Ao contrário de outras cidades do país, em São Paulo todos os sepultamentos são feitos pelo serviço funerário da prefeitura e em torno de 90% dos enterros ocorrem em cemitérios municipais. Diante dessa peculiaridade, a coordenadora de Direito à Memória e à Verdade explica que o trabalho começa “dentro de casa”, nas instâncias ao alcance da prefeitura, reunindo SMADS, SMDHC e Secretaria de Saúde. “Se organizarmos essa rede e tivermos um sistema que consiga registrar a entradas de todos os usuários nos serviços da prefeitura, mais fácil fica a localização dessa pessoa.”

Continuidade

Apesar da troca nos próximos dias do comando da prefeitura de São Paulo, Carla Borges acredita que essa mudança não deve afetar muito o trabalho feito até aqui, embora ressalte que o empenho poderá ser maior ou menor conforme a prioridade que será dada pela gestão Doria. “Esse assunto foi bastante enraizado. É um grupo de trabalho sobre desaparecidos, que atua de modo informal, em que muitos são servidores de carreiras e estão sensibilizados para o tema. Não acho que será interrompido, mas é evidente que depende de como esse tema será uma prioridade política da próxima gestão. Vejo a cartilha como o embrião de uma política municipal de enfrentamento ao desaparecimento de pessoas. É o primeiro passo.”

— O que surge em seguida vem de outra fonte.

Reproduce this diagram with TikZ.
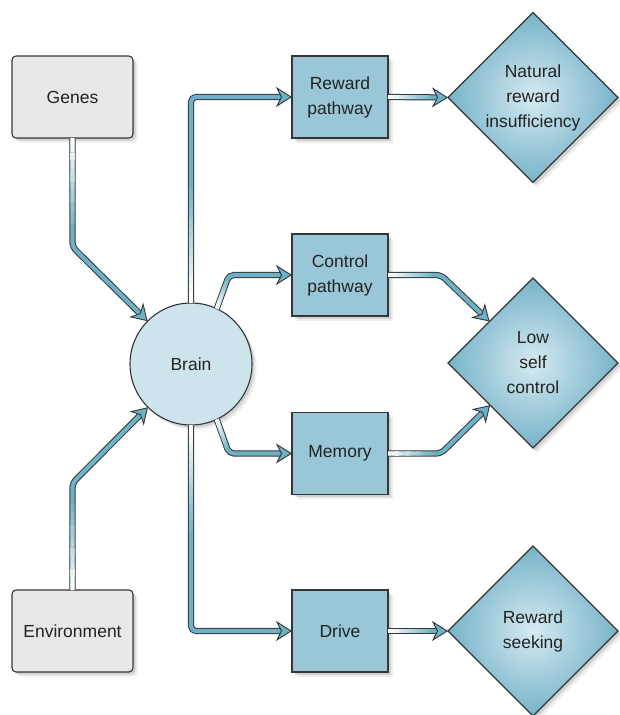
\documentclass[tikz,border=0pt]{standalone}
\usepackage{fontspec}
\setmainfont{Liberation Sans}
\usetikzlibrary{arrows.meta,shapes.geometric,shadows,calc}
\definecolor{boxblue}{HTML}{9AC7D7}
\definecolor{brainfill}{HTML}{CDE4EC}
\definecolor{grayfill}{HTML}{E8E8E8}
\definecolor{linecol}{HTML}{6DB1C7}
\definecolor{edgecol}{HTML}{363636}
\definecolor{txtcol}{HTML}{222222}
\definecolor{diaout}{HTML}{76B3C8}
\definecolor{diain}{HTML}{D6EAF1}
\tikzset{
  shad/.style={drop shadow={shadow xshift=4.5pt, shadow yshift=-4.5pt, opacity=0.12, fill=black!60},
               drop shadow={shadow xshift=2.5pt, shadow yshift=-2.5pt, opacity=0.2, fill=black!60}},
  base/.style={font=\fontsize{17.5}{25}\selectfont, text=txtcol, align=center, draw=edgecol, line width=1.1pt, inner sep=0pt, outer sep=0pt},
  graybox/.style={base, shad, fill=grayfill, rounded corners=4pt, minimum width=121pt, minimum height=82pt},
  bluebox/.style={base, shad, fill=boxblue, minimum width=96pt, minimum height=82pt},
  brainnode/.style={base, shad, circle, fill=brainfill, minimum size=122pt},
  dia/.style={base, shad, diamond, inner color=diain, outer color=diaout, minimum width=170pt, minimum height=170pt},
  lbl/.style={font=\fontsize{17.5}{25}\selectfont, text=txtcol, align=center, inner sep=0pt},
  conn/.style={draw=edgecol, line width=1pt, double=linecol, double distance=4.2pt, rounded corners=5pt,
     -{Stealth[length=16pt, width=20pt, inset=5pt, fill=linecol, line width=0.9pt]}},
}
\newcommand\fadeseg[2]{%
  \foreach \i in {0,...,11}{%
    \pgfmathsetmacro\op{1-\i/12}%
    \draw[white, line width=4.2pt, opacity=\op] ($(#1)!{\i/12}!(#2)$) -- ($(#1)!{(\i+1)/12}!(#2)$);
  }%
}
\begin{document}
\begin{tikzpicture}[x=1pt,y=-1pt]
\path[use as bounding box, fill=white] (0,0) rectangle (620,715);
\node[graybox] (genes) at (72.5,97) {Genes};
\node[graybox] (env) at (72.5,631) {Environment};
\node[brainnode] (brain) at (191,364) {Brain};
\node[bluebox] (reward) at (340,97) {Reward\\pathway};
\node[bluebox] (control) at (340,275) {Control\\pathway};
\node[bluebox] (memory) at (340,453.5) {Memory};
\node[bluebox] (drive) at (340,631) {Drive};
\node[dia] (d1) at (533,97.5) {};
\node[lbl] (d1t) at (533,97.5) {Natural\\reward\\insufficiency};
\node[dia] (d2) at (533,363) {};
\node[lbl] (d2t) at (533,363) {Low\\self\\control};
\node[dia] (d3) at (533,631) {};
\node[lbl] (d3t) at (533,631) {Reward\\seeking};
\coordinate (gbend) at (72.5,247);
\coordinate (ebend) at (72.5,483);
\coordinate (cbend) at (229,275);
\coordinate (mbend) at (229,453.5);
\coordinate (c2bend) at (441,275);
\coordinate (m2bend) at (441,453.5);
\draw[conn] (genes.south) -- (gbend) -- (brain);
\draw[conn] (env.north) -- (ebend) -- (brain);
\draw[conn] (brain.north) |- (reward.west);
\draw[conn] (brain.65) -- (cbend) -- (control.west);
\draw[conn] (brain.-65) -- (mbend) -- (memory.west);
\draw[conn] (brain.south) |- (drive.west);
\draw[conn] (reward.east) -- (d1.west);
\draw[conn] (control.east) -- (c2bend) -- (d2);
\draw[conn] (memory.east) -- (m2bend) -- (d2);
\draw[conn] (drive.east) -- (d3.west);
\coordinate (f1) at (72.5,225);
\coordinate (f2) at (72.5,505);
\coordinate (f3) at (191,190);
\coordinate (f4) at (191,530);
\coordinate (f5) at (227,280);
\coordinate (f6) at (227,449);
\coordinate (f7) at (430,97);
\coordinate (f8) at (432,275);
\coordinate (f9) at (432,453.5);
\coordinate (f10) at (430,631);
\fadeseg{genes.south}{f1}
\fadeseg{env.north}{f2}
\fadeseg{brain.north}{f3}
\fadeseg{brain.south}{f4}
\fadeseg{brain.65}{f5}
\fadeseg{brain.-65}{f6}
\fadeseg{reward.east}{f7}
\fadeseg{control.east}{f8}
\fadeseg{memory.east}{f9}
\fadeseg{drive.east}{f10}
\end{tikzpicture}
\end{document}
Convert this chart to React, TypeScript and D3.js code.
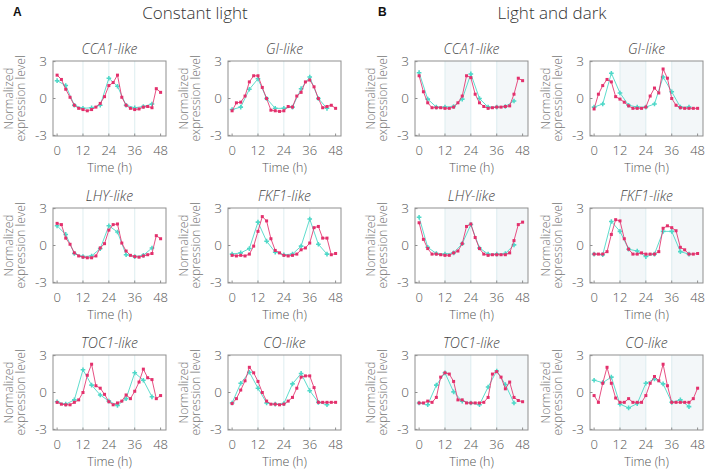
import React from "react";
import * as d3 from "d3";

// ---------- data ----------
const hoursMagenta = [0, 2, 4, 6, 8, 10, 12, 14, 16, 18, 20, 22, 24, 26, 28, 30, 32, 34, 36, 38, 40, 42, 44, 46, 48];
const hoursCyan = [0, 4, 8, 12, 16, 20, 24, 28, 32, 36, 40, 44];
const xTicks = [0, 12, 24, 36, 48];
const yTicks = [3, 0, -3];
const genes = ["CCA1-like", "GI-like", "LHY-like", "FKF1-like", "TOC1-like", "CO-like"];
const darkPeriods = [[12, 24], [36, 48]];

// Constant light (A)
const llCCA1m = [1.9, 1.55, 0.75, 0.1, -0.55, -0.8, -0.9, -1.0, -0.9, -0.7, -0.4, 0.15, 1.05, 1.3, 1.9, 0.1, -0.55, -0.8, -0.9, -0.85, -0.7, -0.65, -0.75, 0.8, 0.5];
const llCCA1c = [1.45, 1.05, -0.55, -0.8, -0.75, -0.55, 1.65, 1.0, -0.55, -0.75, -0.65, -0.45];
const llGIm = [-1.0, -0.35, -0.3, 0.2, 1.35, 1.85, 1.85, 0.9, 0.0, -0.95, -1.0, -1.05, -1.0, -0.65, -0.7, 0.2, 0.5, 1.35, 1.5, 0.95, 0.0, -0.75, -0.65, -0.55, -0.8];
const llGIc = [-0.9, -0.7, 0.75, 1.6, 0.0, -0.8, -0.8, -0.7, 0.8, 1.75, 0.0, -0.8];
const llLHYm = [1.8, 1.7, 0.6, 0.1, -0.6, -0.85, -0.95, -1.0, -1.0, -0.85, -0.2, 0.15, 1.25, 1.7, 1.75, 0.2, -0.45, -0.8, -0.9, -0.95, -0.85, -0.75, -0.65, 0.8, 0.55];
const llLHYc = [1.6, 0.9, -0.65, -0.9, -0.85, -0.25, 1.6, 1.1, -0.75, -0.9, -0.8, -0.2];
const llFKF1m = [-0.8, -0.85, -0.8, -0.85, -0.7, -0.05, 1.15, 2.35, 2.0, 0.55, -0.4, -0.6, -0.8, -0.85, -0.8, -0.7, -0.35, -0.2, 0.2, 1.45, 1.55, 0.6, 0.6, -0.75, -0.65];
const llFKF1c = [-0.7, -0.6, -0.25, 1.9, 0.35, -0.55, -0.75, -0.7, -0.05, 2.15, 0.1, -0.7];
const llTOC1m = [-0.8, -0.95, -1.0, -1.0, -0.8, -0.6, 0.0, 1.4, 2.3, 0.55, 0.35, -0.15, -0.75, -1.0, -0.85, -0.7, -0.2, -0.5, 0.1, 0.85, 1.9, 1.2, 1.05, -0.5, -0.25];
const llTOC1c = [-0.75, -0.95, -0.6, 1.85, 0.6, -0.2, -0.7, -1.05, -0.5, 1.6, 1.0, -0.35];
const llCOm = [-0.9, -0.5, 0.2, 0.95, 2.05, 1.6, 0.9, 0.0, -0.7, -0.95, -0.95, -1.0, -0.95, -0.7, -0.4, 0.35, 1.25, 1.35, 1.35, 0.4, -0.8, -0.8, -0.8, -0.8, -0.8];
const llCOc = [-0.85, 0.75, 1.65, 0.35, -0.85, -0.95, -0.9, 0.7, 1.55, 0.15, -0.8, -1.0];

// Light and dark (B)
const ldCCA1m = [1.85, 0.55, -0.35, -0.75, -0.75, -0.75, -0.8, -0.8, -0.7, -0.35, 0.2, 1.85, 1.7, 0.35, -0.35, -0.65, -0.8, -0.75, -0.7, -0.7, -0.65, -0.6, 0.35, 1.65, 1.45];
const ldCCA1c = [2.1, -0.05, -0.7, -0.7, -0.65, -0.05, 2.0, 0.0, -0.7, -0.7, -0.65, -0.2];
const ldGIm = [-0.85, 0.35, 1.05, 1.55, 1.35, 0.15, -0.05, -0.3, -0.6, -0.8, -0.8, -0.8, -0.7, 0.2, 0.85, 0.45, 2.4, 1.65, 0.0, -0.55, -0.75, -0.8, -0.8, -0.8, -0.8];
const ldGIc = [-0.7, -0.45, 2.05, 0.45, -0.55, -0.7, -0.7, -0.45, 1.75, 0.55, -0.7, -0.7];
const ldLHYm = [1.85, 0.5, -0.25, -0.7, -0.7, -0.75, -0.8, -0.8, -0.6, -0.45, 0.15, 1.55, 1.75, 0.65, -0.25, -0.7, -0.8, -0.75, -0.75, -0.75, -0.75, -0.6, 0.4, 1.7, 1.9];
const ldLHYc = [2.3, -0.15, -0.65, -0.7, -0.6, 0.15, 1.7, -0.2, -0.7, -0.7, -0.65, 0.05];
const ldFKF1m = [-0.7, -0.7, -0.7, -0.5, 0.9, 2.1, 2.0, 0.55, -0.3, -0.7, -0.7, -0.6, -0.7, -0.7, -0.7, -0.5, 1.4, 1.6, 1.45, 1.2, -0.15, -0.35, -0.7, -0.7, -0.65];
const ldFKF1c = [-0.7, -0.75, 1.95, 1.15, -0.3, -0.45, -0.9, -0.7, 1.15, 1.15, -0.5, -0.7];
const ldTOC1m = [-0.85, -0.85, -0.7, -0.8, -0.4, 1.25, 1.6, 1.5, 0.9, -0.6, -0.6, -0.85, -0.85, -0.85, -0.85, -0.8, -0.4, 1.5, 1.7, 1.25, 0.3, 0.85, -0.4, -0.65, -0.75];
const ldTOC1c = [-0.85, -1.0, 0.6, 1.6, 0.05, -0.7, -0.85, -1.0, 0.45, 1.75, 0.65, -0.85];
const ldCOm = [-0.25, -0.8, 0.75, 2.05, 0.75, -0.45, -0.8, -0.8, -0.5, -0.8, -0.8, -0.8, -0.25, 0.75, 1.3, 0.95, 2.3, 0.55, -0.8, -0.8, -0.8, -0.8, -0.8, -0.5, 0.35];
const ldCOc = [1.0, 0.8, 1.25, -0.95, -1.25, -0.9, 0.75, 1.1, 0.7, -0.8, -0.6, -1.15];

const llMagenta = [llCCA1m, llGIm, llLHYm, llFKF1m, llTOC1m, llCOm];
const llCyan = [llCCA1c, llGIc, llLHYc, llFKF1c, llTOC1c, llCOc];
const ldMagenta = [ldCCA1m, ldGIm, ldLHYm, ldFKF1m, ldTOC1m, ldCOm];
const ldCyan = [ldCCA1c, ldGIc, ldLHYc, ldFKF1c, ldTOC1c, ldCOc];

// ---------- layout ----------
const W = 708;
const H = 471;
const PW = 113;
const PH = 75;
const colX = [53, 228, 415, 590];
const rowY = [61, 208, 355];
const MAG = "#e3306c";
const CYAN = "#4ed8c8";
const FONT = "'Open Sans', 'DejaVu Sans', sans-serif";

type PanelProps = {
  x0: number;
  y0: number;
  title: string;
  mag: number[];
  cyan: number[];
  dark: boolean;
};

function Panel({ x0, y0, title, mag, cyan, dark }: PanelProps) {
  const x = d3.scaleLinear().domain([-1.9, 50.5]).range([x0, x0 + PW]);
  const y = d3.scaleLinear().domain([-3.05, 3.05]).range([y0 + PH, y0]);
  const line = d3
    .line<[number, number]>()
    .x((d) => x(d[0]))
    .y((d) => y(d[1]));
  const magPts: [number, number][] = hoursMagenta.map((h, i) => [h, mag[i]]);
  const cyPts: [number, number][] = hoursCyan.map((h, i) => [h, cyan[i]]);
  const cross = d3.symbol().type(d3.symbolCross).size(12)();
  const cx = x0 + PW / 2;
  const cy = y0 + PH / 2;
  return (
    <g>
      {dark &&
        darkPeriods.map(([a, b], i) => (
          <rect
            key={"d" + i}
            x={x(a)}
            y={y0}
            width={(i === darkPeriods.length - 1 ? x0 + PW : x(b)) - x(a)}
            height={PH}
            fill="#f3f7f9"
          />
        ))}
      {[12, 24, 36].map((t) => (
        <line key={"g" + t} x1={x(t)} x2={x(t)} y1={y0} y2={y0 + PH} stroke="#d6e8ec" strokeWidth={0.8} />
      ))}
      <rect x={x0} y={y0} width={PW} height={PH} fill="none" stroke="#8f8f8f" strokeWidth={1} />
      {yTicks.map((t) => (
        <g key={"yt" + t}>
          <line x1={x0} x2={x0 + 2.5} y1={y(t)} y2={y(t)} stroke="#8f8f8f" />
          <text x={x0 - 6} y={y(t)} dy="0.35em" textAnchor="end" fontSize={13.5} fill="#555" fontFamily={FONT} fontWeight={300}>
            {t}
          </text>
        </g>
      ))}
      {xTicks.map((t) => (
        <g key={"xt" + t}>
          <line x1={x(t)} x2={x(t)} y1={y0 + PH} y2={y0 + PH - 2.5} stroke="#8f8f8f" />
          <text x={x(t)} y={y0 + PH + 18.5} textAnchor="middle" fontSize={13} fill="#555" fontFamily={FONT} fontWeight={300}>
            {t}
          </text>
        </g>
      ))}
      <text x={cx} y={y0 + PH + 36} textAnchor="middle" fontSize={12.5} fill="#555" fontFamily={FONT} fontWeight={300}>
        Time (h)
      </text>
      <text x={cx} y={y0 - 7} textAnchor="middle" fontSize={14} fontStyle="italic" fill="#444" fontFamily={FONT} fontWeight={300}>
        {title}
      </text>
      <text
        transform={`translate(${x0 - 40},${cy}) rotate(-90)`}
        textAnchor="middle"
        fontSize={12}
        fill="#777"
        fontFamily={FONT}
        fontWeight={300}
      >
        Normalized
      </text>
      <text
        transform={`translate(${x0 - 28},${cy}) rotate(-90)`}
        textAnchor="middle"
        fontSize={12}
        fill="#777"
        fontFamily={FONT}
        fontWeight={300}
      >
        expression level
      </text>
      <path d={line(cyPts) || ""} fill="none" stroke={CYAN} strokeWidth={1} opacity={0.9} />
      {cyPts.map((p, i) => (
        <path key={"c" + i} d={cross || ""} transform={`translate(${x(p[0])},${y(p[1])})`} fill={CYAN} />
      ))}
      <path d={line(magPts) || ""} fill="none" stroke={MAG} strokeWidth={1} opacity={0.85} />
      {magPts.map((p, i) => (
        <rect key={"m" + i} x={x(p[0]) - 1.5} y={y(p[1]) - 1.5} width={3} height={3} fill={MAG} />
      ))}
    </g>
  );
}

export default function App() {
  const panels: React.ReactNode[] = [];
  genes.forEach((g, i) => {
    const r = Math.floor(i / 2);
    const c = i % 2;
    panels.push(
      <Panel key={"a" + i} x0={colX[c]} y0={rowY[r]} title={g} mag={llMagenta[i]} cyan={llCyan[i]} dark={false} />
    );
    panels.push(
      <Panel key={"b" + i} x0={colX[c + 2]} y0={rowY[r]} title={g} mag={ldMagenta[i]} cyan={ldCyan[i]} dark={true} />
    );
  });
  return (
    <svg
      width={W}
      height={H}
      viewBox={`0 0 ${W} ${H}`}
      style={{ position: "absolute", left: 0, top: 0, background: "#fff" }}
    >
      <rect width={W} height={H} fill="#fff" />
      <text x={13} y={16} fontSize={12} fontWeight={700} fontFamily="'Liberation Sans', Arial, sans-serif" fill="#111">
        A
      </text>
      <text x={378} y={16} fontSize={12} fontWeight={700} fontFamily="'Liberation Sans', Arial, sans-serif" fill="#111">
        B
      </text>
      <text x={195} y={19} textAnchor="middle" fontSize={17} fill="#333" fontFamily={FONT} fontWeight={300}>
        Constant light
      </text>
      <text x={552} y={19} textAnchor="middle" fontSize={17} fill="#333" fontFamily={FONT} fontWeight={300}>
        Light and dark
      </text>
      {panels}
    </svg>
  );
}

No processo de elaboração da cartilha, etapas que a família precisava percorrer na busca de seu parente foram simplificadas. Uma significativa mudança efetuada é que agora não é mais necessário percorrer todos os hospitais municipais à procura de alguém desaparecido, basta ligar para o número 156 e fazer o registro, com nome e características da pessoa procurada. “Automaticamente ela começará a ser procurada nos hospitais e nas instâncias da assistência social”, afirma Carla Borges. “Tem muita coisa que está ao alcance do município se isso for uma prioridade, então é preciso cobrar da próxima gestão que o trabalho tenha continuidade.”

Durante o lançamento da cartilha, a Promotora de Justiça Eliana Vendramini, coordenadora do Programa de Localização e Identificação de Desaparecidos (PLID), do Ministério Público do Estado de São Paulo, enalteceu a iniciativa e disse que não teria tido a capacidade de articulação demonstrada pela prefeitura ao dialogar com os diversos órgãos envolvidos com o problema, municipais e estaduais. “Essa cartilha é um grande passo. Ouso dizer que é preciso entender o desaparecimento como um problema público, nosso, ainda que não tenhamos na nossa vida privada”, afirmou Eliana.

A promotora ressaltou que a alteração do atendimento do 156 é um exemplo de que é possível atuar com políticas públicas no enfrentamento do desaparecimento de pessoas. “Somos a prova de que é possível haver um grande banco de dados. Não será por problemas políticos ou de orçamento”, disse. Para ela, o Ministério Público também precisa fazer o diagnóstico das prioridades e “fazer disso uma luta institucional”.